Aim:
Write out the material again exactly, please, and omit the pictures.

Recorded data:
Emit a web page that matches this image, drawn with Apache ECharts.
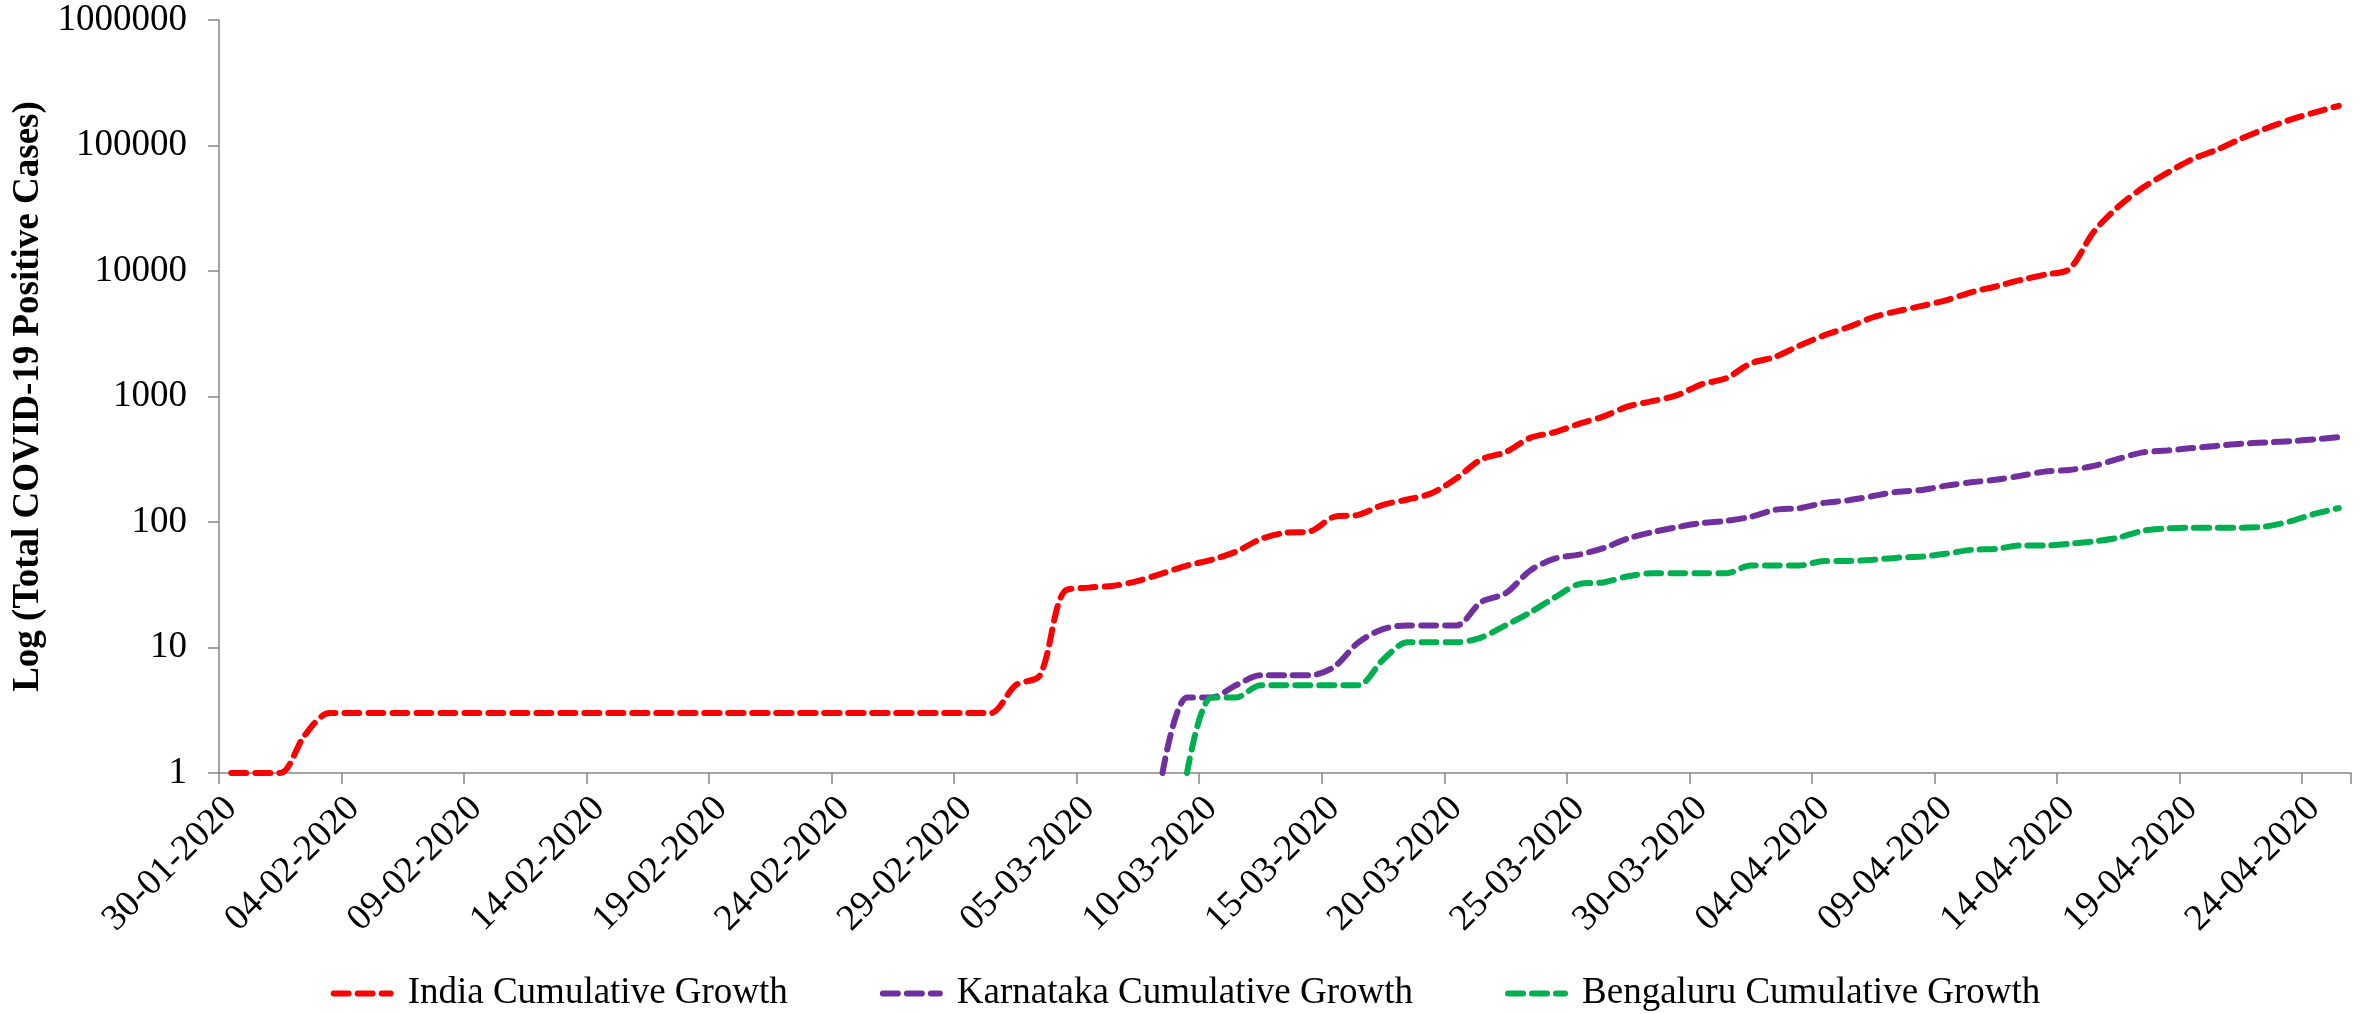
<!DOCTYPE html>
<html><head><meta charset="utf-8">
<script src="https://cdn.jsdelivr.net/npm/echarts@6/dist/echarts.min.js"></script>
<style>html,body{margin:0;padding:0;background:#fff}#c{width:2371px;height:1014px}</style>
</head><body><div id="c"></div>
<script>
const dates = [
'30-01-2020','31-01-2020',
'01-02-2020','02-02-2020','03-02-2020','04-02-2020','05-02-2020','06-02-2020','07-02-2020','08-02-2020','09-02-2020','10-02-2020',
'11-02-2020','12-02-2020','13-02-2020','14-02-2020','15-02-2020','16-02-2020','17-02-2020','18-02-2020','19-02-2020','20-02-2020',
'21-02-2020','22-02-2020','23-02-2020','24-02-2020','25-02-2020','26-02-2020','27-02-2020','28-02-2020','29-02-2020',
'01-03-2020','02-03-2020','03-03-2020','04-03-2020','05-03-2020','06-03-2020','07-03-2020','08-03-2020','09-03-2020','10-03-2020',
'11-03-2020','12-03-2020','13-03-2020','14-03-2020','15-03-2020','16-03-2020','17-03-2020','18-03-2020','19-03-2020','20-03-2020',
'21-03-2020','22-03-2020','23-03-2020','24-03-2020','25-03-2020','26-03-2020','27-03-2020','28-03-2020','29-03-2020','30-03-2020','31-03-2020',
'01-04-2020','02-04-2020','03-04-2020','04-04-2020','05-04-2020','06-04-2020','07-04-2020','08-04-2020','09-04-2020','10-04-2020',
'11-04-2020','12-04-2020','13-04-2020','14-04-2020','15-04-2020','16-04-2020','17-04-2020','18-04-2020','19-04-2020','20-04-2020',
'21-04-2020','22-04-2020','23-04-2020','24-04-2020','25-04-2020'
];

const india = [
1,1,1,2,3,3,3,3,3,3,
3,3,3,3,3,3,3,3,3,3,
3,3,3,3,3,3,3,3,3,3,
3,3,5,6,28,30,31,34,39,45,
50,58,73,82,84,110,114,137,151,170,
223,315,360,468,519,606,694,834,918,1024,
1251,1397,1834,2069,2547,3072,3577,4281,4789,5274,
5865,6761,7529,8447,9352,10363,20500,32500,46000,60500,
77500,92000,113000,136000,160000,183000,207000
];

const karnataka = [
null,null,null,null,null,null,null,null,null,null,
null,null,null,null,null,null,null,null,null,null,
null,null,null,null,null,null,null,null,null,null,
null,null,null,null,null,null,null,null,1,4,
4,5,6,6,6,7,11,14,15,15,
15,23,27,41,51,55,62,74,83,91,
98,102,110,125,129,142,149,161,174,180,
195,207,217,233,252,260,280,318,359,371,
388,404,420,430,440,456,474
];

const bengaluru = [
null,null,null,null,null,null,null,null,null,null,
null,null,null,null,null,null,null,null,null,null,
null,null,null,null,null,null,null,null,null,null,
null,null,null,null,null,null,null,null,null,1,
4,4,5,5,5,5,5,8,11,11,
11,12,15,19,25,32,33,37,39,39,
39,39,45,45,45,49,49,50,52,53,
56,60,61,65,65,67,70,75,85,89,
90,90,90,92,101,116,129
];

const seriesNames = ['India Cumulative Growth','Karnataka Cumulative Growth','Bengaluru Cumulative Growth'];
const seriesColors = ['#FF0000','#7030A0','#00B050'];
const seriesData = [india, karnataka, bengaluru];

const FONT = 'Liberation Serif';
const AXIS_GREY = '#868686';

const chart = echarts.init(document.getElementById('c'), null, {renderer:'canvas'});
chart.setOption({
  animation:false,
  backgroundColor:'#ffffff',
  grid:{left:219,right:20,top:20,bottom:241,containLabel:false},
  xAxis:{
    type:'category', data:dates, boundaryGap:true,
    axisLine:{show:true,lineStyle:{color:AXIS_GREY,width:1.5}},
    axisTick:{show:true,interval:4,length:11,lineStyle:{color:AXIS_GREY,width:1.5}},
    axisLabel:{interval:4,rotate:45,margin:30,fontFamily:FONT,fontSize:37,color:'#000'},
    splitLine:{show:false}
  },
  yAxis:{
    type:'log', logBase:10, min:1, max:1000000, splitNumber:6,
    name:'Log (Total COVID-19 Positive Cases)', nameLocation:'middle', nameGap:171,
    nameTextStyle:{fontFamily:FONT,fontSize:37,fontWeight:'bold',color:'#000'},
    axisLine:{show:true,lineStyle:{color:AXIS_GREY,width:1.5}},
    axisTick:{show:true,length:11,lineStyle:{color:AXIS_GREY,width:1.5}},
    splitLine:{show:false},
    axisLabel:{margin:32,fontFamily:FONT,fontSize:37,color:'#000',formatter:function(v){return String(Math.round(v));}}
  },
  legend:{
    data:seriesNames, top:970, left:'center',
    itemWidth:57, itemHeight:14, itemGap:92,
    itemStyle:{opacity:0},
    lineStyle:{width:6,type:[15,9],cap:'round'},
    textStyle:{fontFamily:FONT,fontSize:37,color:'#000',padding:[0,0,0,12]}
  },
  series:seriesNames.map(function(n,i){
    return {
      type:'line', name:n, data:seriesData[i], smooth:0.3,
      symbol:'none', showSymbol:false, connectNulls:false,
      lineStyle:{color:seriesColors[i],width:6,type:[15,9],cap:'round'},
      itemStyle:{color:seriesColors[i]}
    };
  })
});
</script></body></html>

Complete response:
Emit a web page that matches this image, drawn with Apache ECharts.
<!DOCTYPE html>
<html><head><meta charset="utf-8">
<script src="https://cdn.jsdelivr.net/npm/echarts@6/dist/echarts.min.js"></script>
<style>html,body{margin:0;padding:0;background:#fff}#c{width:2371px;height:1014px}</style>
</head><body><div id="c"></div>
<script>
const dates = [
'30-01-2020','31-01-2020',
'01-02-2020','02-02-2020','03-02-2020','04-02-2020','05-02-2020','06-02-2020','07-02-2020','08-02-2020','09-02-2020','10-02-2020',
'11-02-2020','12-02-2020','13-02-2020','14-02-2020','15-02-2020','16-02-2020','17-02-2020','18-02-2020','19-02-2020','20-02-2020',
'21-02-2020','22-02-2020','23-02-2020','24-02-2020','25-02-2020','26-02-2020','27-02-2020','28-02-2020','29-02-2020',
'01-03-2020','02-03-2020','03-03-2020','04-03-2020','05-03-2020','06-03-2020','07-03-2020','08-03-2020','09-03-2020','10-03-2020',
'11-03-2020','12-03-2020','13-03-2020','14-03-2020','15-03-2020','16-03-2020','17-03-2020','18-03-2020','19-03-2020','20-03-2020',
'21-03-2020','22-03-2020','23-03-2020','24-03-2020','25-03-2020','26-03-2020','27-03-2020','28-03-2020','29-03-2020','30-03-2020','31-03-2020',
'01-04-2020','02-04-2020','03-04-2020','04-04-2020','05-04-2020','06-04-2020','07-04-2020','08-04-2020','09-04-2020','10-04-2020',
'11-04-2020','12-04-2020','13-04-2020','14-04-2020','15-04-2020','16-04-2020','17-04-2020','18-04-2020','19-04-2020','20-04-2020',
'21-04-2020','22-04-2020','23-04-2020','24-04-2020','25-04-2020'
];

const india = [
1,1,1,2,3,3,3,3,3,3,
3,3,3,3,3,3,3,3,3,3,
3,3,3,3,3,3,3,3,3,3,
3,3,5,6,28,30,31,34,39,45,
50,58,73,82,84,110,114,137,151,170,
223,315,360,468,519,606,694,834,918,1024,
1251,1397,1834,2069,2547,3072,3577,4281,4789,5274,
5865,6761,7529,8447,9352,10363,20500,32500,46000,60500,
77500,92000,113000,136000,160000,183000,207000
];

const karnataka = [
null,null,null,null,null,null,null,null,null,null,
null,null,null,null,null,null,null,null,null,null,
null,null,null,null,null,null,null,null,null,null,
null,null,null,null,null,null,null,null,1,4,
4,5,6,6,6,7,11,14,15,15,
15,23,27,41,51,55,62,74,83,91,
98,102,110,125,129,142,149,161,174,180,
195,207,217,233,252,260,280,318,359,371,
388,404,420,430,440,456,474
];

const bengaluru = [
null,null,null,null,null,null,null,null,null,null,
null,null,null,null,null,null,null,null,null,null,
null,null,null,null,null,null,null,null,null,null,
null,null,null,null,null,null,null,null,null,1,
4,4,5,5,5,5,5,8,11,11,
11,12,15,19,25,32,33,37,39,39,
39,39,45,45,45,49,49,50,52,53,
56,60,61,65,65,67,70,75,85,89,
90,90,90,92,101,116,129
];

const seriesNames = ['India Cumulative Growth','Karnataka Cumulative Growth','Bengaluru Cumulative Growth'];
const seriesColors = ['#FF0000','#7030A0','#00B050'];
const seriesData = [india, karnataka, bengaluru];

const FONT = 'Liberation Serif';
const AXIS_GREY = '#868686';

const chart = echarts.init(document.getElementById('c'), null, {renderer:'canvas'});
chart.setOption({
  animation:false,
  backgroundColor:'#ffffff',
  grid:{left:219,right:20,top:20,bottom:241,containLabel:false},
  xAxis:{
    type:'category', data:dates, boundaryGap:true,
    axisLine:{show:true,lineStyle:{color:AXIS_GREY,width:1.5}},
    axisTick:{show:true,interval:4,length:11,lineStyle:{color:AXIS_GREY,width:1.5}},
    axisLabel:{interval:4,rotate:45,margin:30,fontFamily:FONT,fontSize:37,color:'#000'},
    splitLine:{show:false}
  },
  yAxis:{
    type:'log', logBase:10, min:1, max:1000000, splitNumber:6,
    name:'Log (Total COVID-19 Positive Cases)', nameLocation:'middle', nameGap:171,
    nameTextStyle:{fontFamily:FONT,fontSize:37,fontWeight:'bold',color:'#000'},
    axisLine:{show:true,lineStyle:{color:AXIS_GREY,width:1.5}},
    axisTick:{show:true,length:11,lineStyle:{color:AXIS_GREY,width:1.5}},
    splitLine:{show:false},
    axisLabel:{margin:32,fontFamily:FONT,fontSize:37,color:'#000',formatter:function(v){return String(Math.round(v));}}
  },
  legend:{
    data:seriesNames, top:970, left:'center',
    itemWidth:57, itemHeight:14, itemGap:92,
    itemStyle:{opacity:0},
    lineStyle:{width:6,type:[15,9],cap:'round'},
    textStyle:{fontFamily:FONT,fontSize:37,color:'#000',padding:[0,0,0,12]}
  },
  series:seriesNames.map(function(n,i){
    return {
      type:'line', name:n, data:seriesData[i], smooth:0.3,
      symbol:'none', showSymbol:false, connectNulls:false,
      lineStyle:{color:seriesColors[i],width:6,type:[15,9],cap:'round'},
      itemStyle:{color:seriesColors[i]}
    };
  })
});
</script></body></html>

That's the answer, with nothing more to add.